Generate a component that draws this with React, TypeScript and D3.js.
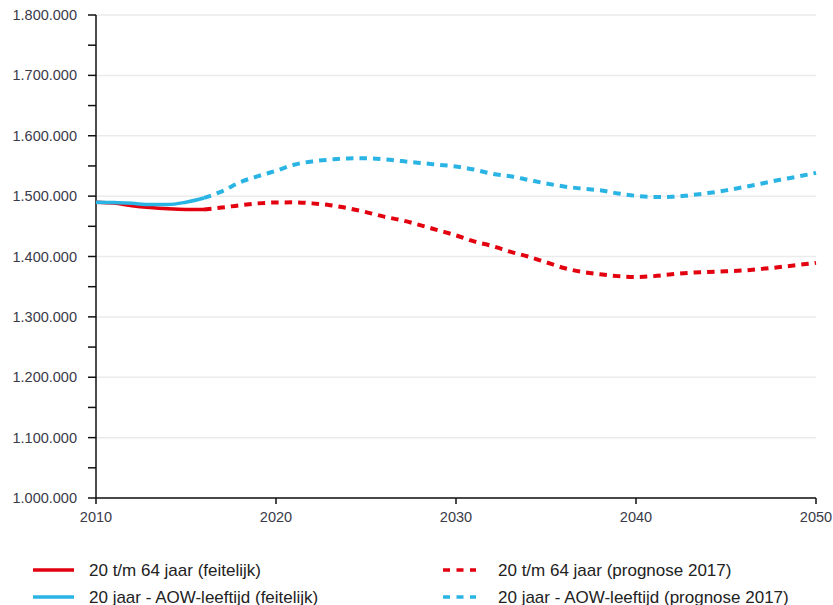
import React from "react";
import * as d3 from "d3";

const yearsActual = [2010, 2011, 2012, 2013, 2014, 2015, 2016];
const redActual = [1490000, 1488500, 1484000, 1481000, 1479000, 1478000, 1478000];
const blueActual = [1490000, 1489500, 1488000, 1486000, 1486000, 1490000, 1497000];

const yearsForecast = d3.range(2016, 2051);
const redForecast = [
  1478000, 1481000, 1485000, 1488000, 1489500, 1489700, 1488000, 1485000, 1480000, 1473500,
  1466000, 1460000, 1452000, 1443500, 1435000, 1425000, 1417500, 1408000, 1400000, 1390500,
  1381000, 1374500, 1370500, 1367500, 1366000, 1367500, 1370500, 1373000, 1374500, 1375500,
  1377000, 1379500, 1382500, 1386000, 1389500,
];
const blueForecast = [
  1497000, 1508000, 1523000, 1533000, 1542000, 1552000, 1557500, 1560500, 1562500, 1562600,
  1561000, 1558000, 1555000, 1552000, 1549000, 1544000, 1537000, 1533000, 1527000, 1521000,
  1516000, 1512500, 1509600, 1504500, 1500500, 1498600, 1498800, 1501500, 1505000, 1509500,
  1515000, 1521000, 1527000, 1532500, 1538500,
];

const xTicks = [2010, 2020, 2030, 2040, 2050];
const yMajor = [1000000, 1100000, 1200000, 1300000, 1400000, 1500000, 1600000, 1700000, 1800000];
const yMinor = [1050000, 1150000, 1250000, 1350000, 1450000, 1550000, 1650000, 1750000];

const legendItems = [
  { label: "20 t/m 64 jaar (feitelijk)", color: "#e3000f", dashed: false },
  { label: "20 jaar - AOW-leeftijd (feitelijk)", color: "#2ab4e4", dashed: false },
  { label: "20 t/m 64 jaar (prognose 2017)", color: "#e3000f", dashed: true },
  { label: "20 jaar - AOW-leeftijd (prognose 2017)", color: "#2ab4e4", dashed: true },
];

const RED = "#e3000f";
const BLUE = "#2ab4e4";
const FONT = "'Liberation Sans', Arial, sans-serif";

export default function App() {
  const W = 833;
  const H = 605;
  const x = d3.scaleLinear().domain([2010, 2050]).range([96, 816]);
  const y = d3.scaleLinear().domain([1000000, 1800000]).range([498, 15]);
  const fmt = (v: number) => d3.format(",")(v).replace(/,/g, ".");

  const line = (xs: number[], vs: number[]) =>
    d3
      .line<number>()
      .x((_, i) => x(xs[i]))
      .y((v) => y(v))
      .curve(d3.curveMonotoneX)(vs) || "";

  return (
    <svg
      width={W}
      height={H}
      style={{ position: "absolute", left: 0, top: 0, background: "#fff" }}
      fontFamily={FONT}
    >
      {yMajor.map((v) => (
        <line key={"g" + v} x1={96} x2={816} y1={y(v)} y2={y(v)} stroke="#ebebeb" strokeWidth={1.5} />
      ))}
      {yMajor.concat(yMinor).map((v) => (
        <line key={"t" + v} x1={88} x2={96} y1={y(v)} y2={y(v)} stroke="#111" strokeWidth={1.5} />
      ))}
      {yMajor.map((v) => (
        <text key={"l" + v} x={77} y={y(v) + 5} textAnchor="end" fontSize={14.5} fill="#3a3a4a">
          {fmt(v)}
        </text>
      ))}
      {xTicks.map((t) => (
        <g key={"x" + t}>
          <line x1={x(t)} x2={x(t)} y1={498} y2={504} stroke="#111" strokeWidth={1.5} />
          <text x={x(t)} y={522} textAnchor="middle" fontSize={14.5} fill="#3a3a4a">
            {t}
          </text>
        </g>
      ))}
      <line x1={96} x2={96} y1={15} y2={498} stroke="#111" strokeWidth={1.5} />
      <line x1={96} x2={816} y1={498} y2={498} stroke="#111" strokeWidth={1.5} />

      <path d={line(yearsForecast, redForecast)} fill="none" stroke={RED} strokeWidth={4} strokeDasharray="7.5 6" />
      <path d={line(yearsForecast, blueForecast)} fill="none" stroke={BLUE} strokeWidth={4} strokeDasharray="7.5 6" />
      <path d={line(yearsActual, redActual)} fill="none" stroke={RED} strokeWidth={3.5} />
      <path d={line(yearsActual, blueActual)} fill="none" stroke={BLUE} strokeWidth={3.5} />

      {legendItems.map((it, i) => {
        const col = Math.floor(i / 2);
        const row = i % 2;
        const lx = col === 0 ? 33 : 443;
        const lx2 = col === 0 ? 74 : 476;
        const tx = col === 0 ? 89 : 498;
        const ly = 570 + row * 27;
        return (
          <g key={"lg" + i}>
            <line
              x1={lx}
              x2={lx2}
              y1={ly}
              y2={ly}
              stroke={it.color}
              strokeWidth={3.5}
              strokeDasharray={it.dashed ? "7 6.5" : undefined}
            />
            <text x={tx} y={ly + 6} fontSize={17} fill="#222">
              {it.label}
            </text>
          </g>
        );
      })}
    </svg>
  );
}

__PROBLEM DETAILS__.
Your task is to return the lines above, from the first one up to and including the line containing "1550000, 1650000, 1750000];", minus any pictures.

__FULL SOLUTION__.
Generate a component that draws this with React, TypeScript and D3.js.
import React from "react";
import * as d3 from "d3";

const yearsActual = [2010, 2011, 2012, 2013, 2014, 2015, 2016];
const redActual = [1490000, 1488500, 1484000, 1481000, 1479000, 1478000, 1478000];
const blueActual = [1490000, 1489500, 1488000, 1486000, 1486000, 1490000, 1497000];

const yearsForecast = d3.range(2016, 2051);
const redForecast = [
  1478000, 1481000, 1485000, 1488000, 1489500, 1489700, 1488000, 1485000, 1480000, 1473500,
  1466000, 1460000, 1452000, 1443500, 1435000, 1425000, 1417500, 1408000, 1400000, 1390500,
  1381000, 1374500, 1370500, 1367500, 1366000, 1367500, 1370500, 1373000, 1374500, 1375500,
  1377000, 1379500, 1382500, 1386000, 1389500,
];
const blueForecast = [
  1497000, 1508000, 1523000, 1533000, 1542000, 1552000, 1557500, 1560500, 1562500, 1562600,
  1561000, 1558000, 1555000, 1552000, 1549000, 1544000, 1537000, 1533000, 1527000, 1521000,
  1516000, 1512500, 1509600, 1504500, 1500500, 1498600, 1498800, 1501500, 1505000, 1509500,
  1515000, 1521000, 1527000, 1532500, 1538500,
];

const xTicks = [2010, 2020, 2030, 2040, 2050];
const yMajor = [1000000, 1100000, 1200000, 1300000, 1400000, 1500000, 1600000, 1700000, 1800000];
const yMinor = [1050000, 1150000, 1250000, 1350000, 1450000, 1550000, 1650000, 1750000];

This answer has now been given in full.